▸ Requirement
Which lines contain the word "Output"? Return each of them as written.

____

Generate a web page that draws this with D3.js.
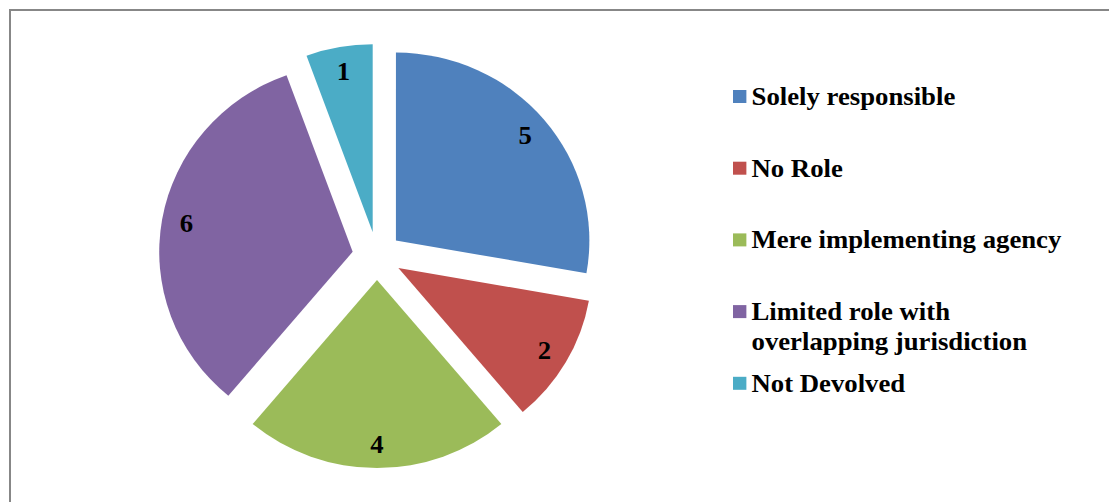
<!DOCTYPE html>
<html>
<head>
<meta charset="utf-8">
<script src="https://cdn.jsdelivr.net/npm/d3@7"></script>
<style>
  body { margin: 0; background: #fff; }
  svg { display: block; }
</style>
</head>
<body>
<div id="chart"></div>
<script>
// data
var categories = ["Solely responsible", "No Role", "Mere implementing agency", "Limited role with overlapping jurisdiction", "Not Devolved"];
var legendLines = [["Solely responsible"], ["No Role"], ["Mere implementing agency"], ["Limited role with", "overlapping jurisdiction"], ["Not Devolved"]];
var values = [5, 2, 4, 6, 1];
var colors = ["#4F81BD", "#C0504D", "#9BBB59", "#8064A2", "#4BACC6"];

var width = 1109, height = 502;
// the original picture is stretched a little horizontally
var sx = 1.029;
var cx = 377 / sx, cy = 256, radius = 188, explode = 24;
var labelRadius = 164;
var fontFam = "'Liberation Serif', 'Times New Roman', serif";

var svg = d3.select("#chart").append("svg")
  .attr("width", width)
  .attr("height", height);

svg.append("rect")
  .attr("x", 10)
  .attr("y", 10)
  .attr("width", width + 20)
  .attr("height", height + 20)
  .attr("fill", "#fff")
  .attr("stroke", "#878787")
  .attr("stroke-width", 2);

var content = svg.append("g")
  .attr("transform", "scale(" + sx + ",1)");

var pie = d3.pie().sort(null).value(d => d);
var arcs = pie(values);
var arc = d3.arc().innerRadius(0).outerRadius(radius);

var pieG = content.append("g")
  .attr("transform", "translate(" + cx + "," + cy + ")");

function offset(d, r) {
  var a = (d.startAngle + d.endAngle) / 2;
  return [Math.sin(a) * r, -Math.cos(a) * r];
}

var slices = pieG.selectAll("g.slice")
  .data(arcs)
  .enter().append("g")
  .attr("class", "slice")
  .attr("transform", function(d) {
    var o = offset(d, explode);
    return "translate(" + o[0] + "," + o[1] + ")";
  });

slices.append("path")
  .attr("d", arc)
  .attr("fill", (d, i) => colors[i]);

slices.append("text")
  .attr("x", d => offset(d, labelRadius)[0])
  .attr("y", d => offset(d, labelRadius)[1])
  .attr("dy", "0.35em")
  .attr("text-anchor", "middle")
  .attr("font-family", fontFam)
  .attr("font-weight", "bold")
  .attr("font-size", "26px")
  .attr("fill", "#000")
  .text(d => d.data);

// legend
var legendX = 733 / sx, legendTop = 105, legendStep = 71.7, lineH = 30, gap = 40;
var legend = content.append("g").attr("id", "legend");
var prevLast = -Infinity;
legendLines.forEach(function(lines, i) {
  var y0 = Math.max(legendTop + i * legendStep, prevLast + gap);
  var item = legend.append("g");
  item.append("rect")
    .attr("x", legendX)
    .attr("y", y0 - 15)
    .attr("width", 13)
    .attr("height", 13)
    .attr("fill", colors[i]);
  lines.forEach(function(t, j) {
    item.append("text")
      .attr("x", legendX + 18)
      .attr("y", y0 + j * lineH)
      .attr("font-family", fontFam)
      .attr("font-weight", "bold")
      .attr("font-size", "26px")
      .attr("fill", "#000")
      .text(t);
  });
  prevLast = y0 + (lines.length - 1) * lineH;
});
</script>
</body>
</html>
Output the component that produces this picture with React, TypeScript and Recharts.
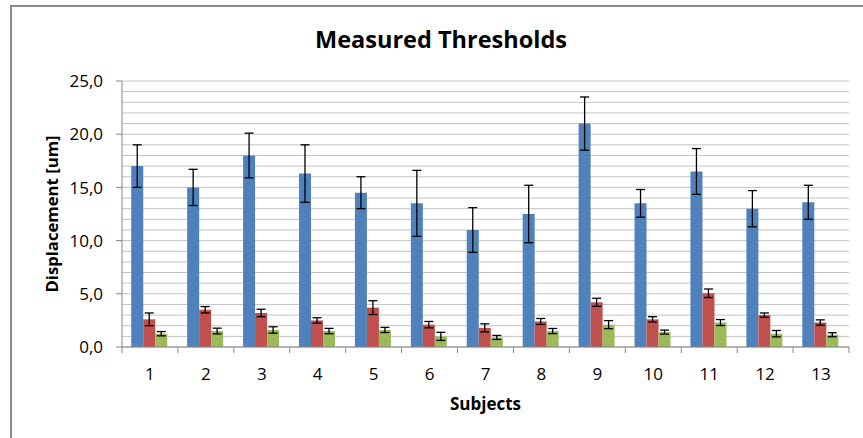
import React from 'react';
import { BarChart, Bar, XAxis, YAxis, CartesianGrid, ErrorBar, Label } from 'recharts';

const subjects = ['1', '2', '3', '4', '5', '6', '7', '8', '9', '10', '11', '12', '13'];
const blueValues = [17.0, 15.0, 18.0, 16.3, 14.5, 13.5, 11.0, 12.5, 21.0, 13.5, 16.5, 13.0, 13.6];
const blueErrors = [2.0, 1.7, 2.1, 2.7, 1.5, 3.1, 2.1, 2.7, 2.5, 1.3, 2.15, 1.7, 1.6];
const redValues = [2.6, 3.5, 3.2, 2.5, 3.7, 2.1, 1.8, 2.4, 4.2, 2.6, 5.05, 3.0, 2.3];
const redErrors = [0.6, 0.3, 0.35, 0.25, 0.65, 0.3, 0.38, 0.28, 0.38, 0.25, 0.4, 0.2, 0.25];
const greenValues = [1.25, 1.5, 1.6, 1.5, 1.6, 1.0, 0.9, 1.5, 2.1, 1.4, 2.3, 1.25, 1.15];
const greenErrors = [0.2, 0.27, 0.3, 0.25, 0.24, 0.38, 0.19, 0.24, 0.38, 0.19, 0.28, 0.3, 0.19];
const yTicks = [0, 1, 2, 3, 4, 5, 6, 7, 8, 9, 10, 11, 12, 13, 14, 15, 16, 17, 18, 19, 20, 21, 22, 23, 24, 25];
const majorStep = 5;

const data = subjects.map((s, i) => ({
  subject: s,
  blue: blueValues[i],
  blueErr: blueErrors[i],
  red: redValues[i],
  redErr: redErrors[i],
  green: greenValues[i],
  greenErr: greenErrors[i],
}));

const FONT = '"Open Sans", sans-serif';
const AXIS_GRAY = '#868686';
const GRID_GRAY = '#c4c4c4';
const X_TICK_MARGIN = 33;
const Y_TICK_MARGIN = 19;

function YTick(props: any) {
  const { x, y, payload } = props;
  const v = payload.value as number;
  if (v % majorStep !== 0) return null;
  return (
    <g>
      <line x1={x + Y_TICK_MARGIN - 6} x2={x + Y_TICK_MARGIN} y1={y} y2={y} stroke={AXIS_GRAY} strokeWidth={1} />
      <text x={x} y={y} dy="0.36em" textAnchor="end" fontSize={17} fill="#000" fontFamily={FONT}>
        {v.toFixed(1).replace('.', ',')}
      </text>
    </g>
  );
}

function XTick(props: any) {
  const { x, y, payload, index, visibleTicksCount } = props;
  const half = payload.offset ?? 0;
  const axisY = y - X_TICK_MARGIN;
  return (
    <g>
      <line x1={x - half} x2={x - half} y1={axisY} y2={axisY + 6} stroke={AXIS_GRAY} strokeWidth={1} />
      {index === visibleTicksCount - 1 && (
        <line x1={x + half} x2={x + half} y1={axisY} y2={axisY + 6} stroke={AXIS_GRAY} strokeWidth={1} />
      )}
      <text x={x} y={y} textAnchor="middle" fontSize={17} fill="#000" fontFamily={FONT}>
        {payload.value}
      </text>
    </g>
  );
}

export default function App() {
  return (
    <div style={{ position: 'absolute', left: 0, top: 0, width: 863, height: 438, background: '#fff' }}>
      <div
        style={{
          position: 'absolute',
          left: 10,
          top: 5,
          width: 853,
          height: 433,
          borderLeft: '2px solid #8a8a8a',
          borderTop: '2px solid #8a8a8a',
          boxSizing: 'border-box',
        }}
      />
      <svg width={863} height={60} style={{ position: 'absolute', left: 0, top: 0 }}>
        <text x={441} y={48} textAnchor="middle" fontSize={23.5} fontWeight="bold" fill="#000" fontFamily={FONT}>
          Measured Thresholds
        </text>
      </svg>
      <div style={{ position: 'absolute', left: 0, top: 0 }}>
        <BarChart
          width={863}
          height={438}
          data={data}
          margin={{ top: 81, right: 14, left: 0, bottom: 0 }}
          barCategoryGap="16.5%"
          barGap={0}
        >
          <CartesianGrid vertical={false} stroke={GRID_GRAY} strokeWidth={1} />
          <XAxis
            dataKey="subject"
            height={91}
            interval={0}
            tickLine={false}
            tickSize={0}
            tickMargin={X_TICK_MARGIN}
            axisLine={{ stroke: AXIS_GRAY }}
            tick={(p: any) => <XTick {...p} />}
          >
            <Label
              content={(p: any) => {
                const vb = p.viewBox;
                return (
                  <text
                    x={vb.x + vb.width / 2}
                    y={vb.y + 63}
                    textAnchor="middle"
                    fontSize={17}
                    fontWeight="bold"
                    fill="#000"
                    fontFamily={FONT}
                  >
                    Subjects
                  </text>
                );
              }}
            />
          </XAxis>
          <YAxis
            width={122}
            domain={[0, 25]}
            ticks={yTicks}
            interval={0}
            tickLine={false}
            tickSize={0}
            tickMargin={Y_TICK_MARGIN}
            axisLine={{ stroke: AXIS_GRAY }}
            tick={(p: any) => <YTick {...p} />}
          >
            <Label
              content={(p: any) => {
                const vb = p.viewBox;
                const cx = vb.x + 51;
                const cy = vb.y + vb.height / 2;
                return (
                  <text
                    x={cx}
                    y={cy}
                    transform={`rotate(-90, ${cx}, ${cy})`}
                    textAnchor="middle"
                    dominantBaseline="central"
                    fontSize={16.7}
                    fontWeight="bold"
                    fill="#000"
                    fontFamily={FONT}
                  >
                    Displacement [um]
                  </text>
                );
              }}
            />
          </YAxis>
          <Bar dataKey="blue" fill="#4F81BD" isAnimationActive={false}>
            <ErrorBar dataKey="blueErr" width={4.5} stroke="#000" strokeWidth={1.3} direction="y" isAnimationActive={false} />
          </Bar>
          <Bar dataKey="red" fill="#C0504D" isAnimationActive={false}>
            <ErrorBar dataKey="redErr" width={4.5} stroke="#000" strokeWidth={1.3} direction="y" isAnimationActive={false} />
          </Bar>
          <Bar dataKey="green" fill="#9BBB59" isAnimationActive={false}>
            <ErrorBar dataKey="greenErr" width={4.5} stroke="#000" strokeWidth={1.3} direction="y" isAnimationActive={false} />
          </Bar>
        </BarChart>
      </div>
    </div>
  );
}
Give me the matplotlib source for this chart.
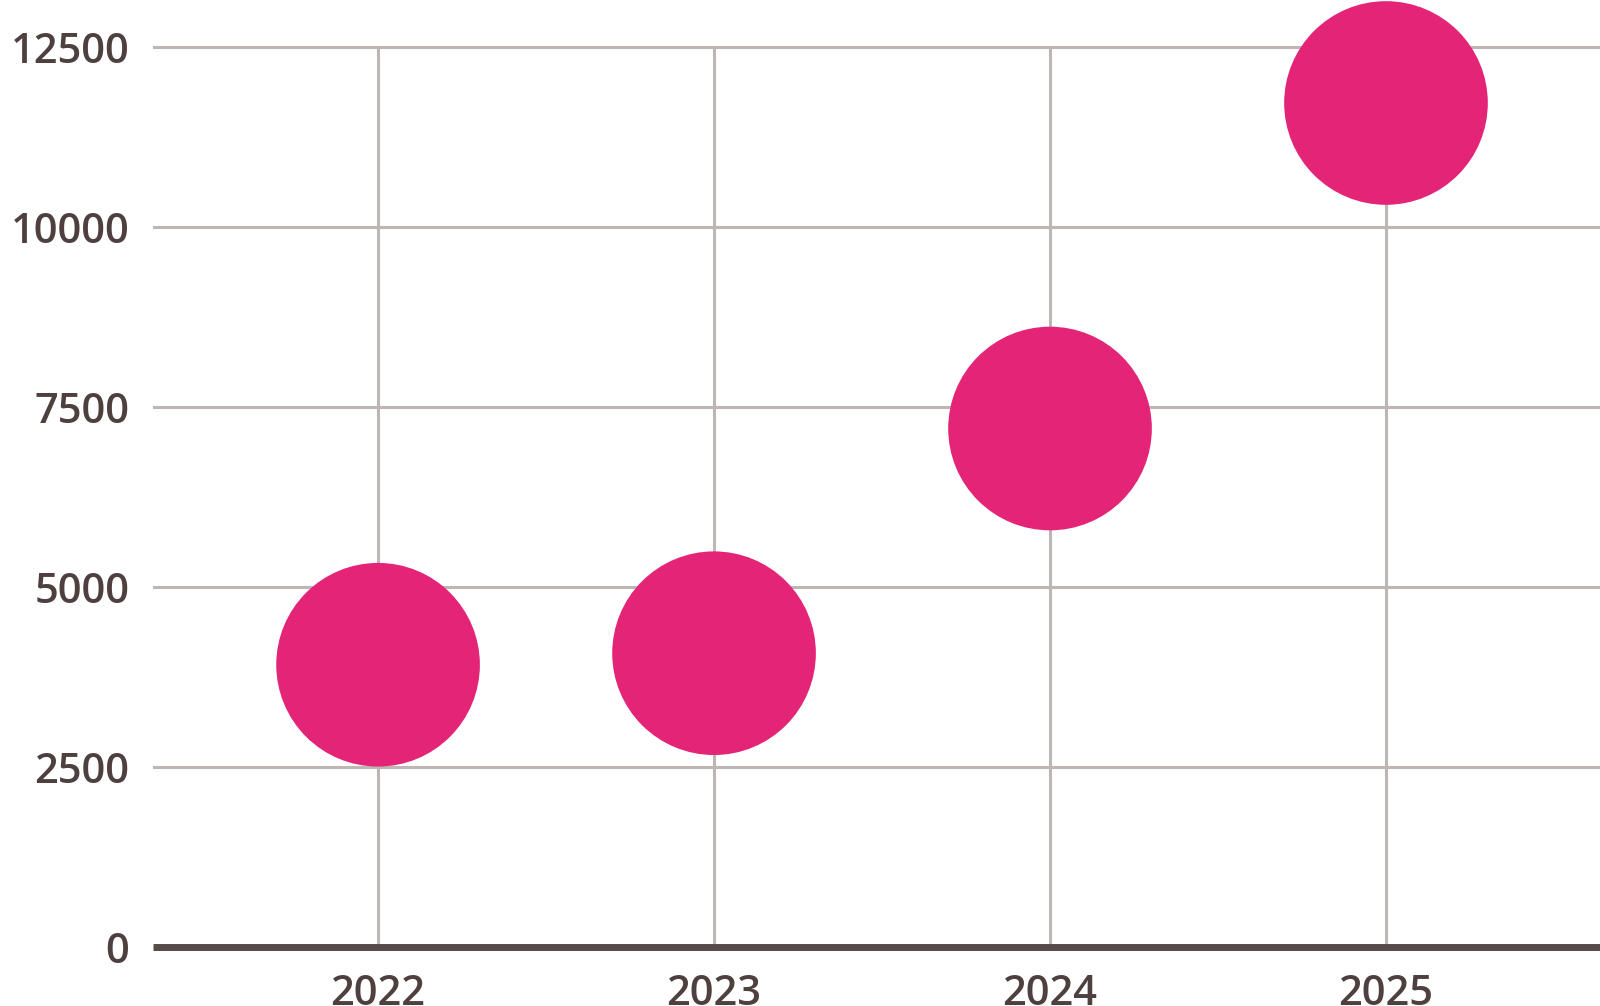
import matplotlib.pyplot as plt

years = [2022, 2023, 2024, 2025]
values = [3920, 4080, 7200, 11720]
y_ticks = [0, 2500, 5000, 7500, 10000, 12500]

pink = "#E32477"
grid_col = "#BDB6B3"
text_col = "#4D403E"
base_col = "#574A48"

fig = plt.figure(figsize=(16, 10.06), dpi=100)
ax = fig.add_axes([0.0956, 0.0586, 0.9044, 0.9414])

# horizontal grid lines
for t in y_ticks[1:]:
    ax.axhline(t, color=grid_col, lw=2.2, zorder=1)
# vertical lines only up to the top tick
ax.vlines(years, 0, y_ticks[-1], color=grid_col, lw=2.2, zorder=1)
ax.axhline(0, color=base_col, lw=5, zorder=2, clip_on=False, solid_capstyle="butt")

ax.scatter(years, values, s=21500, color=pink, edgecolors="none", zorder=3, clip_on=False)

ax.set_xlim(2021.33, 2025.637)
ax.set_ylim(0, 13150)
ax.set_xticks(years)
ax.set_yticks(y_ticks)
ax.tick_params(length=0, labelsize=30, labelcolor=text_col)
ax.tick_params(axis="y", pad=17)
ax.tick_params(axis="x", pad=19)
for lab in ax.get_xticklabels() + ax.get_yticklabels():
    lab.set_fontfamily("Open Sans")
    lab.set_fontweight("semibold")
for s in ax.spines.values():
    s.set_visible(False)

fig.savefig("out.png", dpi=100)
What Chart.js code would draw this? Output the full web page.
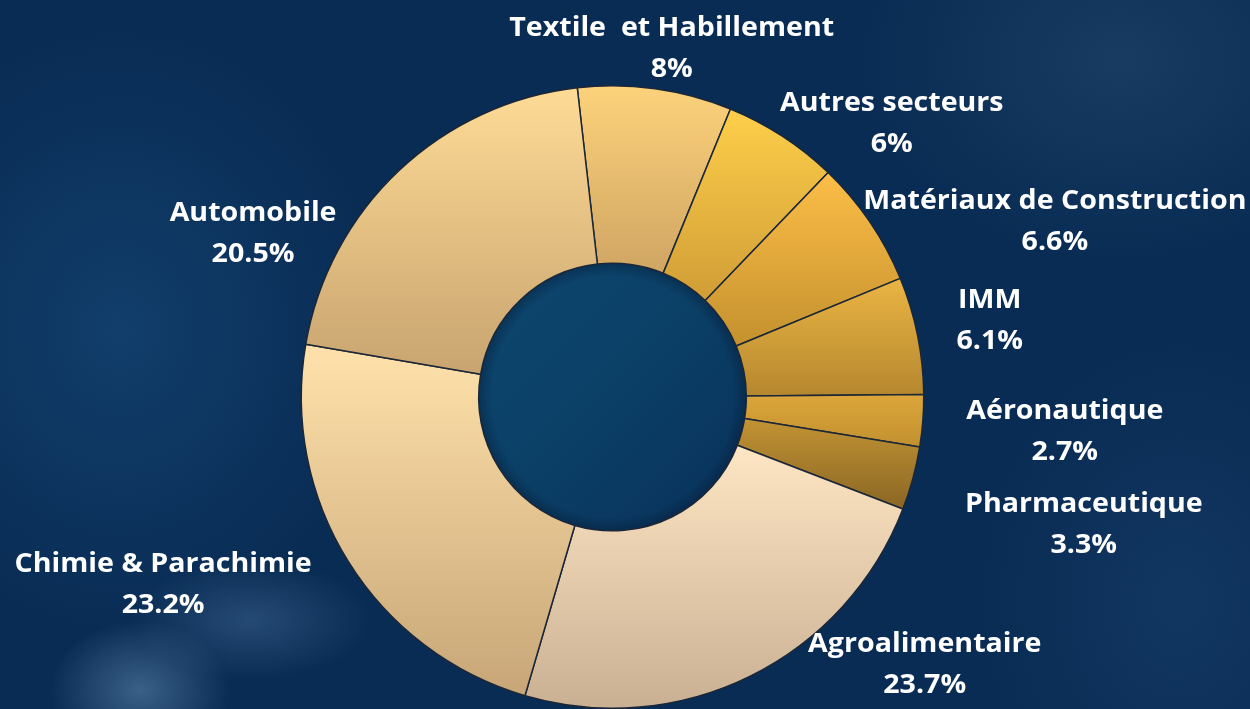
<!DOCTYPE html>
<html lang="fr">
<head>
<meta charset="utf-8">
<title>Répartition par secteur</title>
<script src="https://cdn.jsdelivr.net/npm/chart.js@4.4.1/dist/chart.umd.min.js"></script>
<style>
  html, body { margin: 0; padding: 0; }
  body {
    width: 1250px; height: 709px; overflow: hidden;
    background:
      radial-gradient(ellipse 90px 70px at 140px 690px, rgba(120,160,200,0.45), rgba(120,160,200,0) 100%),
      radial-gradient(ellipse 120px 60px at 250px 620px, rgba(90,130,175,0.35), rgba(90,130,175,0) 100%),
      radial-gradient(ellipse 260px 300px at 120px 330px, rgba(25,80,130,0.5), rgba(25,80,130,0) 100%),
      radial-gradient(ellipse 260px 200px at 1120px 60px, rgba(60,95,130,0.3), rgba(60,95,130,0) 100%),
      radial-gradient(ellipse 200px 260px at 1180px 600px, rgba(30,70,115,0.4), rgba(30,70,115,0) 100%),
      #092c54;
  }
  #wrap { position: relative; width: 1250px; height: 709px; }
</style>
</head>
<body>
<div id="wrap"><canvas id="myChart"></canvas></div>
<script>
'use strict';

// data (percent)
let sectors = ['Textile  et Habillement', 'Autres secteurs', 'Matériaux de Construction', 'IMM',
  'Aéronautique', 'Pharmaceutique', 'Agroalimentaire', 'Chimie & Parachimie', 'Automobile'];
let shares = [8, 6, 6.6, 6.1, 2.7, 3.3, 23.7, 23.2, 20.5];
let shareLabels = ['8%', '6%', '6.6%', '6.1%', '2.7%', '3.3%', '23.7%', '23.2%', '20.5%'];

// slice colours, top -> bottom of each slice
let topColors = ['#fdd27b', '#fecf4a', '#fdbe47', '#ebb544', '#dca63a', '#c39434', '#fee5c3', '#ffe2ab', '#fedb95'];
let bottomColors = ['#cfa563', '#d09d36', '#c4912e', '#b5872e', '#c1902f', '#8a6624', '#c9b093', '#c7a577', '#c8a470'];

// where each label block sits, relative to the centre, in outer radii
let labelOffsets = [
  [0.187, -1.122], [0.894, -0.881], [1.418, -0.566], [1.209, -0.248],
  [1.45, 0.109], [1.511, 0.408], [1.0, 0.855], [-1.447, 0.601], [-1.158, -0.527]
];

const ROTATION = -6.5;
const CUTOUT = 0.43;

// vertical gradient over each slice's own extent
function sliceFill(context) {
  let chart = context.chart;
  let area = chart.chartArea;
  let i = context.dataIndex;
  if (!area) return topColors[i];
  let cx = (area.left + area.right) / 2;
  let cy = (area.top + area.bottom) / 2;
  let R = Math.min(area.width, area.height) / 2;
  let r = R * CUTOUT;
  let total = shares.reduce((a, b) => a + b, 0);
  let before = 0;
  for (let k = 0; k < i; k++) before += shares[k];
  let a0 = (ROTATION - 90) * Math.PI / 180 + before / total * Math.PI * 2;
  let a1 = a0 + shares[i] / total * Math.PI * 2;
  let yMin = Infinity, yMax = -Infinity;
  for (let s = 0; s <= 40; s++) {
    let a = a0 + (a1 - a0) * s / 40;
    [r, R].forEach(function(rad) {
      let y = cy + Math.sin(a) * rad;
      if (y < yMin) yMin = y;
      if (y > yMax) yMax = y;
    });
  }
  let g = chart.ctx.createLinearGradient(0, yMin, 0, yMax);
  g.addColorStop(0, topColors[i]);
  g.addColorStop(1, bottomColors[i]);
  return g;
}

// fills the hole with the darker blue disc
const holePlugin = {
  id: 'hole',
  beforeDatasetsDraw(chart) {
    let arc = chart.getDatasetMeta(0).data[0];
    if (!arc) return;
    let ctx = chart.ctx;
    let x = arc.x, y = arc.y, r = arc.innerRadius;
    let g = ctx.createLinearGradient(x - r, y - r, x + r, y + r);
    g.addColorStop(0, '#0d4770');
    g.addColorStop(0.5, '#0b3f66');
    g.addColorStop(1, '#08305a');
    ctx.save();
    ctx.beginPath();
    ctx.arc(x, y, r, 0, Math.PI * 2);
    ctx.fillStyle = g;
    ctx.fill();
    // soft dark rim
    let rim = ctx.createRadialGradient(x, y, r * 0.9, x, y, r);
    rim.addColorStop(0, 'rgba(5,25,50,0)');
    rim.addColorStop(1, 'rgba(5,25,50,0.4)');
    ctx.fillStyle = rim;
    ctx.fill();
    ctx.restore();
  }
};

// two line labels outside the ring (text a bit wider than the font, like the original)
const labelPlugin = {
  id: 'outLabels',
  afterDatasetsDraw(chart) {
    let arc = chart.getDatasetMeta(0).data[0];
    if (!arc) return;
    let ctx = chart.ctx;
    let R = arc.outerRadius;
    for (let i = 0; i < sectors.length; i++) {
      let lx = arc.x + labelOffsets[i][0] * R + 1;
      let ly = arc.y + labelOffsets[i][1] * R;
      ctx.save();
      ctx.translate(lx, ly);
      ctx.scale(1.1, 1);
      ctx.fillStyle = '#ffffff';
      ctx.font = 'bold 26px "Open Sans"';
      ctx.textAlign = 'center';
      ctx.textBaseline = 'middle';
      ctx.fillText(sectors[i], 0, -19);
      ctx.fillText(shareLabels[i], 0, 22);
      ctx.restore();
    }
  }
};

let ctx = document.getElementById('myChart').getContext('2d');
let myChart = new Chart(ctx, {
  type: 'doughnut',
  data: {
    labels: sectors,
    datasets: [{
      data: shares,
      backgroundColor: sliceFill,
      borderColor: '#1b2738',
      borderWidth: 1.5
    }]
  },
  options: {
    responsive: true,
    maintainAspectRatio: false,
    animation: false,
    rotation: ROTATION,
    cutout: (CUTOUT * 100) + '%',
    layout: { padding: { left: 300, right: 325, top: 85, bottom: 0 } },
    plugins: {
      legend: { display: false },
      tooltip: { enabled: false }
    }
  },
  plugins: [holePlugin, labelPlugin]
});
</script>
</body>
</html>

____

▸ The solution
Output the component that produces this picture with React, TypeScript and Recharts.
What Chart.js code would draw this? Output the full web page.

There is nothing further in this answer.